[WORK TO BE COMPLETED]
Repeat each line of the material below exactly as it appears, minus any pictures.
══ DATA EXCERPT
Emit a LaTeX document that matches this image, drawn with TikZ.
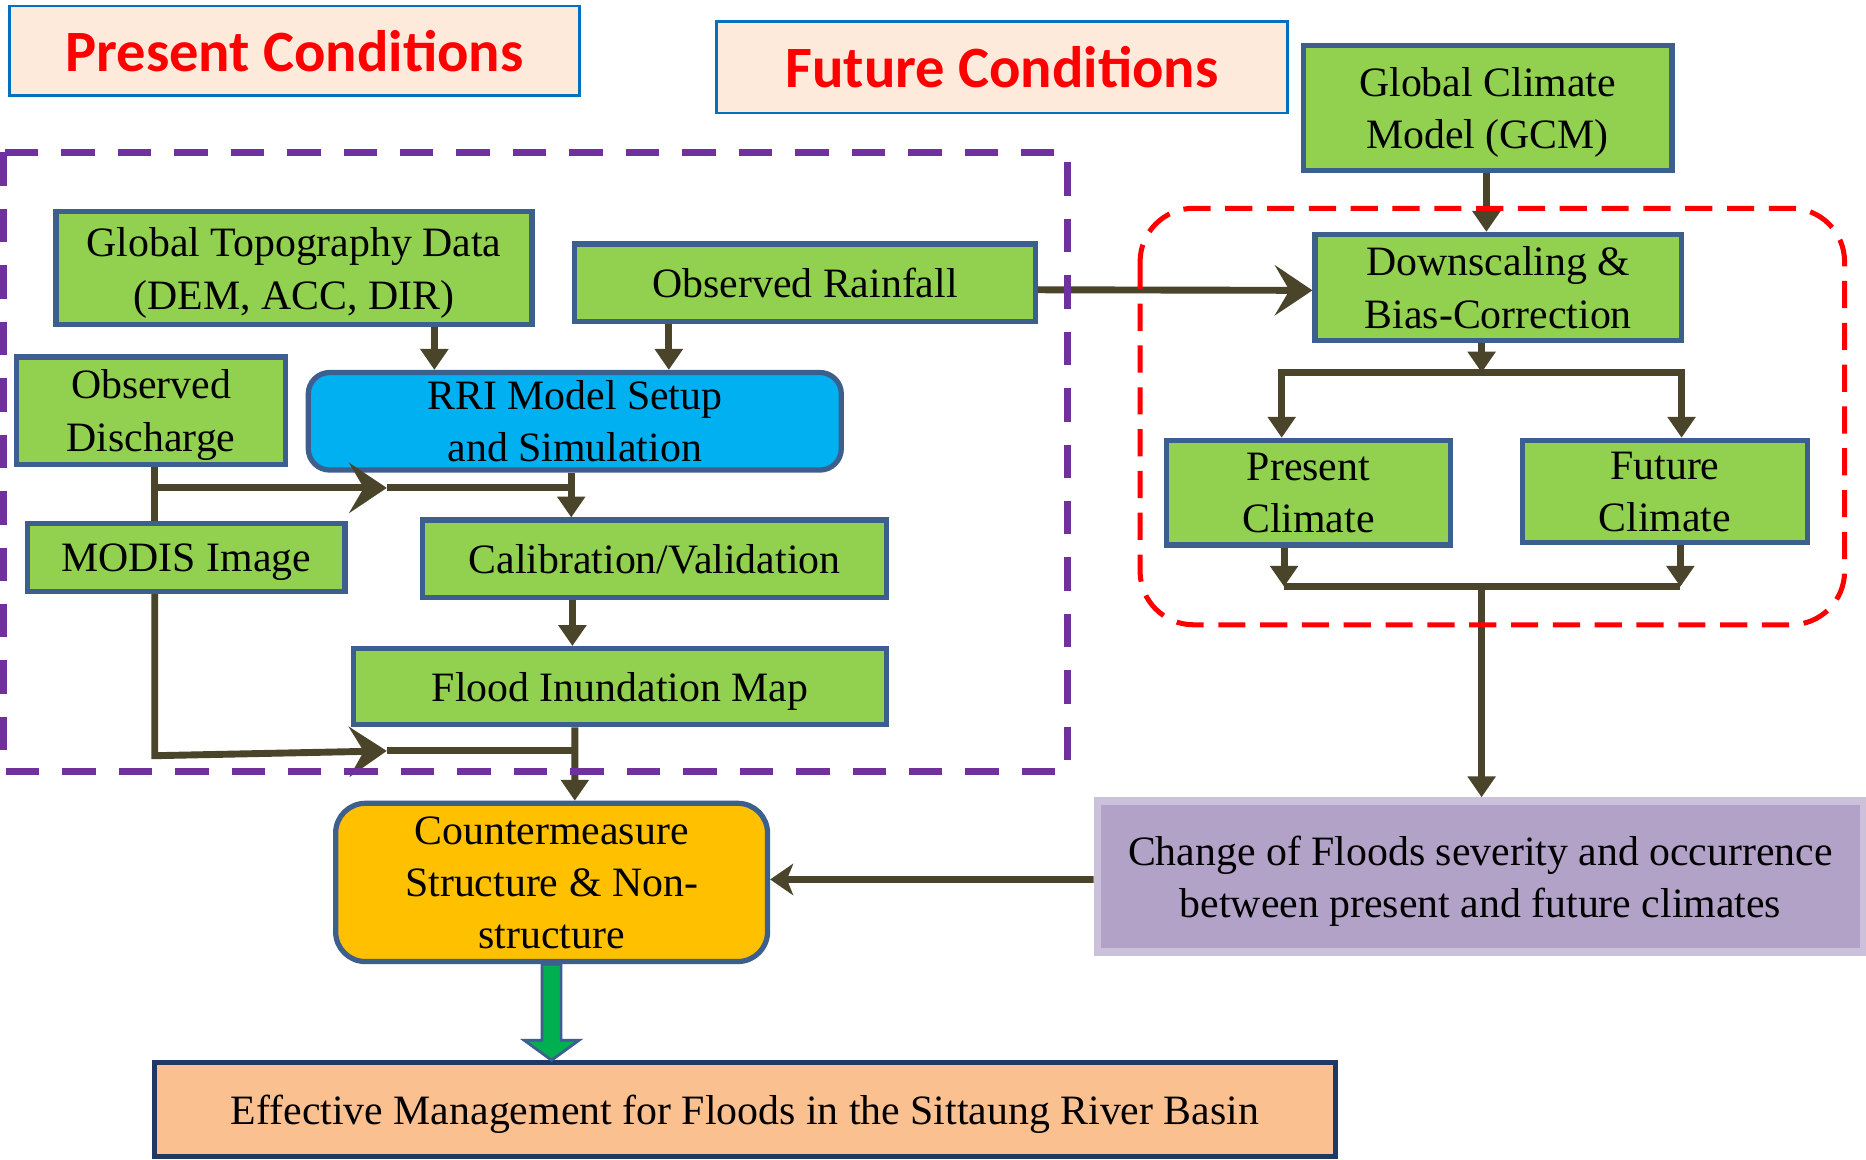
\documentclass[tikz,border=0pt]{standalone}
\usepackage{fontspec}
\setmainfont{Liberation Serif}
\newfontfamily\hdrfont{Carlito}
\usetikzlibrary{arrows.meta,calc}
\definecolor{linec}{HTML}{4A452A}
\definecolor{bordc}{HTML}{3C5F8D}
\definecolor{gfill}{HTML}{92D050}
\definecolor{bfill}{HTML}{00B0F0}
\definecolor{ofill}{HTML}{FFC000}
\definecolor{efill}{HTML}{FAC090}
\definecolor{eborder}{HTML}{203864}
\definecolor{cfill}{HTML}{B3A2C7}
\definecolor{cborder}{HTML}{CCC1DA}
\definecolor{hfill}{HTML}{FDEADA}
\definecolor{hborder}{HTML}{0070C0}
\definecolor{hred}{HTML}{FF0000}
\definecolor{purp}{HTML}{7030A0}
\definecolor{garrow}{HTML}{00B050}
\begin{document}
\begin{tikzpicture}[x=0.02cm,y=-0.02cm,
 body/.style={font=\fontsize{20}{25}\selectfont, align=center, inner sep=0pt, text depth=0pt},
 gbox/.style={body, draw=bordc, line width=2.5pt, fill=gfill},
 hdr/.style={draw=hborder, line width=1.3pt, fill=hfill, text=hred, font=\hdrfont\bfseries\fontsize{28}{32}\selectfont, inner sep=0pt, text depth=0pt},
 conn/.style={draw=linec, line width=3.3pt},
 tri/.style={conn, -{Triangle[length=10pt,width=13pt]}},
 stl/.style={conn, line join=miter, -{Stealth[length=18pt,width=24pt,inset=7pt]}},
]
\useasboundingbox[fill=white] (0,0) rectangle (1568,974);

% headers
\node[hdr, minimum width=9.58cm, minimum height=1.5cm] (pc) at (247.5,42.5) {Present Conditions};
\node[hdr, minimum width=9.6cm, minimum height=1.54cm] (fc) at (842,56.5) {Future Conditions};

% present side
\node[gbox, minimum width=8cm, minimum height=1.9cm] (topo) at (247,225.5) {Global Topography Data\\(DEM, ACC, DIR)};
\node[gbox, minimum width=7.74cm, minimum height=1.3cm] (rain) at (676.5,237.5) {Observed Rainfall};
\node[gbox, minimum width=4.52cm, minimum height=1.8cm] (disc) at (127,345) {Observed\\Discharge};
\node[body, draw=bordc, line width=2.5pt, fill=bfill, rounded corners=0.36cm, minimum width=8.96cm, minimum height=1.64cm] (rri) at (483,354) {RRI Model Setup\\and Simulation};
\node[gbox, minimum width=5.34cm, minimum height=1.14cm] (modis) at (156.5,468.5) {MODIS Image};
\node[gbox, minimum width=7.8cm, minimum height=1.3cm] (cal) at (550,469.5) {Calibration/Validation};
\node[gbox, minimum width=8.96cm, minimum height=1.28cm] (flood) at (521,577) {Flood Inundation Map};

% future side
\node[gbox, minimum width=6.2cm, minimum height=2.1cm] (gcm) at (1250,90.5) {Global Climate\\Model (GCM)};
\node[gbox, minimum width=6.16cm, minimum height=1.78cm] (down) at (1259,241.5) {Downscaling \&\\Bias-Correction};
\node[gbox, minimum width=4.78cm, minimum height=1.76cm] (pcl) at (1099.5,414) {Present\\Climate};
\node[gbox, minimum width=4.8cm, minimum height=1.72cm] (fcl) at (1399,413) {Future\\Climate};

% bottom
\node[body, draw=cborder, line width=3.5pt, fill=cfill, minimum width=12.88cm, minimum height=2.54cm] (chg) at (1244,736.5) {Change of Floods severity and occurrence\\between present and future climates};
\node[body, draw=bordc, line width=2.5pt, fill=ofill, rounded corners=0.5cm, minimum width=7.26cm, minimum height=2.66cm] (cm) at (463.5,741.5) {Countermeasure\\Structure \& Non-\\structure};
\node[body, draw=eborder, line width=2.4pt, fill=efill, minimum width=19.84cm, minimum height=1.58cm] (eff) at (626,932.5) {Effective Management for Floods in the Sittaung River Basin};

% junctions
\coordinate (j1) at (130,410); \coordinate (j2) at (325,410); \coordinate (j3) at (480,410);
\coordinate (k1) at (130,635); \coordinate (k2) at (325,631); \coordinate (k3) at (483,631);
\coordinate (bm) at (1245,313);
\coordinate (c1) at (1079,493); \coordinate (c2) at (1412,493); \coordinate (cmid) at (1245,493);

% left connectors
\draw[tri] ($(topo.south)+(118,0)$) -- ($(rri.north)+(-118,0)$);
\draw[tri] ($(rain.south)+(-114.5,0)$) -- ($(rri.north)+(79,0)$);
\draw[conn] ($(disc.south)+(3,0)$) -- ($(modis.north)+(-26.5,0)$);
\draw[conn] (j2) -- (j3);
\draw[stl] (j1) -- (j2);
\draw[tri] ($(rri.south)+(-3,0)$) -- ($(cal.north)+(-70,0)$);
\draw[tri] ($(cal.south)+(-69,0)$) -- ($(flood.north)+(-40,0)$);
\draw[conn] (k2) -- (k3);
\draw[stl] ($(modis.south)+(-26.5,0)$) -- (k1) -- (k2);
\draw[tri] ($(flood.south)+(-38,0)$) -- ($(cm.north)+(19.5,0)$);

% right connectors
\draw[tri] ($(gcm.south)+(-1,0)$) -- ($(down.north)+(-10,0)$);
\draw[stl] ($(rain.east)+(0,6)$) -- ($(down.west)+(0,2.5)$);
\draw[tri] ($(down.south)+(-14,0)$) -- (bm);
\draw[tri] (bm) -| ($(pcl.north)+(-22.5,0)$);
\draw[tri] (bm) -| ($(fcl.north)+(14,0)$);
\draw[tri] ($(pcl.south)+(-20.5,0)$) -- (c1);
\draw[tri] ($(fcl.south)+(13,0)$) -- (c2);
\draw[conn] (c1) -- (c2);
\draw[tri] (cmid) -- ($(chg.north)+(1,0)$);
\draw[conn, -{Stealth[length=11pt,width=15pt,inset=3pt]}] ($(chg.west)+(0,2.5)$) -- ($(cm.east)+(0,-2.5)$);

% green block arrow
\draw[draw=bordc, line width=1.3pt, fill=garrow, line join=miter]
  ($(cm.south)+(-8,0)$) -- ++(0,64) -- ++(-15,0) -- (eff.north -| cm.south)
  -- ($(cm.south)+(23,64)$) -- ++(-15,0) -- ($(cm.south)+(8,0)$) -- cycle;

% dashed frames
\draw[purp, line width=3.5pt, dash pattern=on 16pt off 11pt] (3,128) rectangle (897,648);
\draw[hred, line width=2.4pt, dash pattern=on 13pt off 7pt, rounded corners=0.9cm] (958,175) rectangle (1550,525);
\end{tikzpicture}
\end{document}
════
[CORRECT ANSWER]
Emit a LaTeX document that matches this image, drawn with TikZ.
\documentclass[tikz,border=0pt]{standalone}
\usepackage{fontspec}
\setmainfont{Liberation Serif}
\newfontfamily\hdrfont{Carlito}
\usetikzlibrary{arrows.meta,calc}
\definecolor{linec}{HTML}{4A452A}
\definecolor{bordc}{HTML}{3C5F8D}
\definecolor{gfill}{HTML}{92D050}
\definecolor{bfill}{HTML}{00B0F0}
\definecolor{ofill}{HTML}{FFC000}
\definecolor{efill}{HTML}{FAC090}
\definecolor{eborder}{HTML}{203864}
\definecolor{cfill}{HTML}{B3A2C7}
\definecolor{cborder}{HTML}{CCC1DA}
\definecolor{hfill}{HTML}{FDEADA}
\definecolor{hborder}{HTML}{0070C0}
\definecolor{hred}{HTML}{FF0000}
\definecolor{purp}{HTML}{7030A0}
\definecolor{garrow}{HTML}{00B050}
\begin{document}
\begin{tikzpicture}[x=0.02cm,y=-0.02cm,
 body/.style={font=\fontsize{20}{25}\selectfont, align=center, inner sep=0pt, text depth=0pt},
 gbox/.style={body, draw=bordc, line width=2.5pt, fill=gfill},
 hdr/.style={draw=hborder, line width=1.3pt, fill=hfill, text=hred, font=\hdrfont\bfseries\fontsize{28}{32}\selectfont, inner sep=0pt, text depth=0pt},
 conn/.style={draw=linec, line width=3.3pt},
 tri/.style={conn, -{Triangle[length=10pt,width=13pt]}},
 stl/.style={conn, line join=miter, -{Stealth[length=18pt,width=24pt,inset=7pt]}},
]
\useasboundingbox[fill=white] (0,0) rectangle (1568,974);

% headers
\node[hdr, minimum width=9.58cm, minimum height=1.5cm] (pc) at (247.5,42.5) {Present Conditions};
\node[hdr, minimum width=9.6cm, minimum height=1.54cm] (fc) at (842,56.5) {Future Conditions};

% present side
\node[gbox, minimum width=8cm, minimum height=1.9cm] (topo) at (247,225.5) {Global Topography Data\\(DEM, ACC, DIR)};
\node[gbox, minimum width=7.74cm, minimum height=1.3cm] (rain) at (676.5,237.5) {Observed Rainfall};
\node[gbox, minimum width=4.52cm, minimum height=1.8cm] (disc) at (127,345) {Observed\\Discharge};
\node[body, draw=bordc, line width=2.5pt, fill=bfill, rounded corners=0.36cm, minimum width=8.96cm, minimum height=1.64cm] (rri) at (483,354) {RRI Model Setup\\and Simulation};
\node[gbox, minimum width=5.34cm, minimum height=1.14cm] (modis) at (156.5,468.5) {MODIS Image};
\node[gbox, minimum width=7.8cm, minimum height=1.3cm] (cal) at (550,469.5) {Calibration/Validation};
\node[gbox, minimum width=8.96cm, minimum height=1.28cm] (flood) at (521,577) {Flood Inundation Map};

% future side
\node[gbox, minimum width=6.2cm, minimum height=2.1cm] (gcm) at (1250,90.5) {Global Climate\\Model (GCM)};
\node[gbox, minimum width=6.16cm, minimum height=1.78cm] (down) at (1259,241.5) {Downscaling \&\\Bias-Correction};
\node[gbox, minimum width=4.78cm, minimum height=1.76cm] (pcl) at (1099.5,414) {Present\\Climate};
\node[gbox, minimum width=4.8cm, minimum height=1.72cm] (fcl) at (1399,413) {Future\\Climate};

% bottom
\node[body, draw=cborder, line width=3.5pt, fill=cfill, minimum width=12.88cm, minimum height=2.54cm] (chg) at (1244,736.5) {Change of Floods severity and occurrence\\between present and future climates};
\node[body, draw=bordc, line width=2.5pt, fill=ofill, rounded corners=0.5cm, minimum width=7.26cm, minimum height=2.66cm] (cm) at (463.5,741.5) {Countermeasure\\Structure \& Non-\\structure};
\node[body, draw=eborder, line width=2.4pt, fill=efill, minimum width=19.84cm, minimum height=1.58cm] (eff) at (626,932.5) {Effective Management for Floods in the Sittaung River Basin};

% junctions
\coordinate (j1) at (130,410); \coordinate (j2) at (325,410); \coordinate (j3) at (480,410);
\coordinate (k1) at (130,635); \coordinate (k2) at (325,631); \coordinate (k3) at (483,631);
\coordinate (bm) at (1245,313);
\coordinate (c1) at (1079,493); \coordinate (c2) at (1412,493); \coordinate (cmid) at (1245,493);

% left connectors
\draw[tri] ($(topo.south)+(118,0)$) -- ($(rri.north)+(-118,0)$);
\draw[tri] ($(rain.south)+(-114.5,0)$) -- ($(rri.north)+(79,0)$);
\draw[conn] ($(disc.south)+(3,0)$) -- ($(modis.north)+(-26.5,0)$);
\draw[conn] (j2) -- (j3);
\draw[stl] (j1) -- (j2);
\draw[tri] ($(rri.south)+(-3,0)$) -- ($(cal.north)+(-70,0)$);
\draw[tri] ($(cal.south)+(-69,0)$) -- ($(flood.north)+(-40,0)$);
\draw[conn] (k2) -- (k3);
\draw[stl] ($(modis.south)+(-26.5,0)$) -- (k1) -- (k2);
\draw[tri] ($(flood.south)+(-38,0)$) -- ($(cm.north)+(19.5,0)$);

% right connectors
\draw[tri] ($(gcm.south)+(-1,0)$) -- ($(down.north)+(-10,0)$);
\draw[stl] ($(rain.east)+(0,6)$) -- ($(down.west)+(0,2.5)$);
\draw[tri] ($(down.south)+(-14,0)$) -- (bm);
\draw[tri] (bm) -| ($(pcl.north)+(-22.5,0)$);
\draw[tri] (bm) -| ($(fcl.north)+(14,0)$);
\draw[tri] ($(pcl.south)+(-20.5,0)$) -- (c1);
\draw[tri] ($(fcl.south)+(13,0)$) -- (c2);
\draw[conn] (c1) -- (c2);
\draw[tri] (cmid) -- ($(chg.north)+(1,0)$);
\draw[conn, -{Stealth[length=11pt,width=15pt,inset=3pt]}] ($(chg.west)+(0,2.5)$) -- ($(cm.east)+(0,-2.5)$);

% green block arrow
\draw[draw=bordc, line width=1.3pt, fill=garrow, line join=miter]
  ($(cm.south)+(-8,0)$) -- ++(0,64) -- ++(-15,0) -- (eff.north -| cm.south)
  -- ($(cm.south)+(23,64)$) -- ++(-15,0) -- ($(cm.south)+(8,0)$) -- cycle;

% dashed frames
\draw[purp, line width=3.5pt, dash pattern=on 16pt off 11pt] (3,128) rectangle (897,648);
\draw[hred, line width=2.4pt, dash pattern=on 13pt off 7pt, rounded corners=0.9cm] (958,175) rectangle (1550,525);
\end{tikzpicture}
\end{document}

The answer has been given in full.